Jackson's status could affect RBs

With undrafted Tyrell Sutton making an unexpected push for a roster spot, will the Packers keep three or four halfbacks? That difficult question might be put on the back burner if Brandon Jackson won't be ready because of a sprained ankle.

Thursday night's preseason finale at Tennessee for the Packers may not play that big a part in the decision-making process for roster spots at running back, regardless of what coaches and players have said this week.

Running back Brandon Jackson, who will sit out against the Titans, has a significant ankle sprain, according to coach Mike McCarthy. The third-year pro has missed all three practices this week and could miss time headed into the first month of the regular season.

Should that be the case, the Packers could be forced to keep an additional running back on their roster. They open the regular season in 11 days vs. the Bears. The final roster cutdown to 53 players needs to be made by Saturday.

Jackson, who was all but a lock to make the final roster and to serve as Ryan Grant's backup, could be relegated to inactive list for the first few game days if his ankle is as bad as it sounds. That means the Packers likely would keep two of the remaining three backs — DeShawn Wynn, Kregg Lumpkin, and Tyrell Sutton — on their roster. Before last Friday's game at Arizona, it seemed more logical that the Packers would keep just one from the Wynn-Lumpkin-Sutton group.

General manager Ted Thompson addressed the possibility of keeping four halfbacks while trying to balance the roster at other positions at his Monday press conference. He hinted it might be possible without really giving a clear-cut answer.

"Everything is tied together," began the fifth-year Packers' GM, "but I think you keep your best players. However many that works out, that works out."

Based on production, Sutton has clearly been one of the Packers' best players this preseason. The undrafted rookie free agent out of Northwestern leads the team in rushing (30 carries, 154 yards, one touchdown) and kickoff returns (5 returns for a 24.4-yard average). Though Sutton would appear to have done enough to earn a roster spot, he is taking nothing for granted this week.

"I think I need to stay consistent," said Sutton. "This is going to be a game designated for guys trying to make it on the squad, so I got to go out there and make sure I give it 110 percent and make sure I know what I'm doing at all times. … It's pretty much a game for the underdogs to shine."

Like Lumpkin a year ago, Sutton has been the talk of training camp in the backfield. Unlike Lumpkin, he is the type of back the Packers' crave. His short, but powerful frame (5-foot-8, 213 pounds) lends well to third-down duties if the Packers feel comfortable with his pass-catching and blitz-pickup skills. He at least has shown good football instincts, which could give him an edge on Lumpkin in the return game on special teams, as well.

For those reasons and more, Sutton has the inside track on what could be the fourth running back spot since Wynn seems like a good bet to make the roster. After surviving the last two seasons and showing game day production when given the chance (58 carries, 313 yards, 5.4-yard average and five touchdowns in 12 career games), Wynn has had a solid camp. He also has as much experience in the Packers' running system as anyone on the roster, coming a long way from his rookie year when he was a starter before giving way to Grant.

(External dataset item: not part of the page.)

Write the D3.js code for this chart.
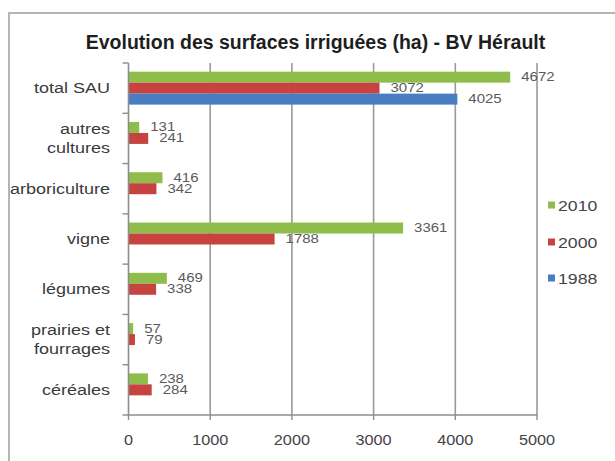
<!DOCTYPE html>
<html><head><meta charset="utf-8">
<script src="https://cdn.jsdelivr.net/npm/d3@7"></script>
<style>
html,body{margin:0;padding:0;background:#fff;}
svg{display:block;font-family:"Liberation Sans",Arial,sans-serif;}
</style></head>
<body>
<svg id="c" width="615" height="461"></svg>
<script>
const categories = ["total SAU","autres cultures","arboriculture","vigne","légumes","prairies et fourrages","céréales"];
const categoryLines = [["total SAU"],["autres","cultures"],["arboriculture"],["vigne"],["légumes"],["prairies et","fourrages"],["céréales"]];
const seriesNames = ["2010","2000","1988"];
const values2010 = [4672,131,416,3361,469,57,238];
const values2000 = [3072,241,342,1788,338,79,284];
const values1988 = [4025,null,null,null,null,null,null];
const xTicks = [0,1000,2000,3000,4000,5000];
const colors = {"2010":"#8fbd4b","2000":"#c7433f","1988":"#4a7cc2"};

const svg = d3.select("#c");
const seriesValues = {"2010":values2010,"2000":values2000,"1988":values1988};

// frame
svg.append("path").attr("d","M9,461V13H615").attr("fill","none").attr("stroke","#b4b4b4").attr("stroke-width",2);

// title
svg.append("text").attr("x",315.5).attr("y",49).attr("text-anchor","middle")
  .attr("font-weight","bold").attr("font-size",19.5).attr("fill","#1e1e1e")
  .text("Evolution des surfaces irriguées (ha) - BV Hérault");

const x = d3.scaleLinear().domain([0,5000]).range([128.5,537]);
const y = d3.scaleBand().domain(categories).range([63,415]);
const y1 = d3.scaleBand().domain(seriesNames).range([0,y.bandwidth()]).paddingOuter(0.79);

// gridlines
svg.append("g").selectAll("line").data(xTicks.slice(1)).join("line")
  .attr("x1",d=>x(d)).attr("x2",d=>x(d)).attr("y1",63).attr("y2",415)
  .attr("stroke","#9a9a9a").attr("stroke-width",1.6);

// bars
const rows = [];
categories.forEach((c,i)=>seriesNames.forEach(s=>{
  const v = seriesValues[s][i];
  if (v!=null) rows.push({c,s,v});
}));
svg.append("g").selectAll("rect").data(rows).join("rect")
  .attr("x",x(0)).attr("y",d=>y(d.c)+y1(d.s))
  .attr("width",d=>x(d.v)-x(0)).attr("height",y1.bandwidth())
  .attr("fill",d=>colors[d.s]);

// value labels
svg.append("g").selectAll("text").data(rows).join("text")
  .attr("transform",d=>`translate(${x(d.v)+11},${y(d.c)+y1(d.s)+y1.bandwidth()/2+4}) scale(1.2,1)`)
  .attr("font-size",12.5).attr("fill","#5a5a5a")
  .text(d=>d.v);

// axes lines
svg.append("line").attr("x1",x(0)).attr("x2",x(0)).attr("y1",63).attr("y2",415)
  .attr("stroke","#8c8c8c").attr("stroke-width",1.6);
svg.append("line").attr("x1",x(0)).attr("x2",x(5000)).attr("y1",415).attr("y2",415)
  .attr("stroke","#8c8c8c").attr("stroke-width",1.6);

// y ticks at boundaries
const bounds = categories.map(c=>y(c)).concat([415]);
svg.append("g").selectAll("line").data(bounds).join("line")
  .attr("x1",x(0)-6).attr("x2",x(0)).attr("y1",d=>d).attr("y2",d=>d)
  .attr("stroke","#8c8c8c").attr("stroke-width",1.4);
// x ticks
svg.append("g").selectAll("line").data(xTicks).join("line")
  .attr("x1",d=>x(d)).attr("x2",d=>x(d)).attr("y1",415).attr("y2",420)
  .attr("stroke","#8c8c8c").attr("stroke-width",1.4);
svg.append("g").selectAll("text").data(xTicks).join("text")
  .attr("transform",d=>`translate(${x(d)},${445}) scale(1.12,1)`)
  .attr("text-anchor","middle").attr("font-size",14.5).attr("fill","#444")
  .text(d=>d);

// category labels
const cl = svg.append("g").selectAll("text").data(categories).join("text")
  .attr("transform",(d,i)=>{
    const n = categoryLines[i].length;
    const cy = y(d)+y.bandwidth()/2 - (n-1)*19/2 + 5;
    return `translate(110,${cy}) scale(1.2,1)`;
  })
  .attr("text-anchor","end").attr("font-size",15).attr("fill","#3a3a3a");
cl.each(function(d,i){
  d3.select(this).selectAll("tspan").data(categoryLines[i]).join("tspan")
    .attr("x",0).attr("dy",(t,j)=>j===0?0:19).text(t=>t);
});

// legend
const lg = svg.append("g").selectAll("g").data(seriesNames).join("g")
  .attr("transform",(d,i)=>`translate(548,${[205,242,278][i]})`);
lg.append("rect").attr("x",0).attr("y",-3.5).attr("width",7).attr("height",7).attr("fill",d=>colors[d]);
lg.append("text").attr("transform","translate(10,5.5) scale(1.22,1)")
  .attr("font-size",14.5).attr("fill","#444").text(d=>d);
</script>
</body></html>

"I would just say knowing different schemes," explained Wynn of his improvement. "Knowing a lot of other people's positions as far as the line and what the line's doing. In years past, I only knew what I had to do. When you can learn other positions, you kind of know what to anticipate."

Lumpkin's opportunities, unlike last year's training camp as a rookie, have been limited (18 carries, 61 yards). If anything, he has shown poor hands out of the backfield in practice and has the only fumble among Packers running backs in preseason action. That could make him the odd man out.

Of course, it all will hinge on the health of Jackson's ankle. If Jackson is unable to go into the first few games of the regular season, the Packers would likely keep an extra back. They could actually benefit then by waiting to cut one of the backs, hoping to slip that back on the practice squad at a later date in the regular season when Jackson is ready. Until then, at least one tough decision, at one of the most competitive positions this training camp, might not have to be made.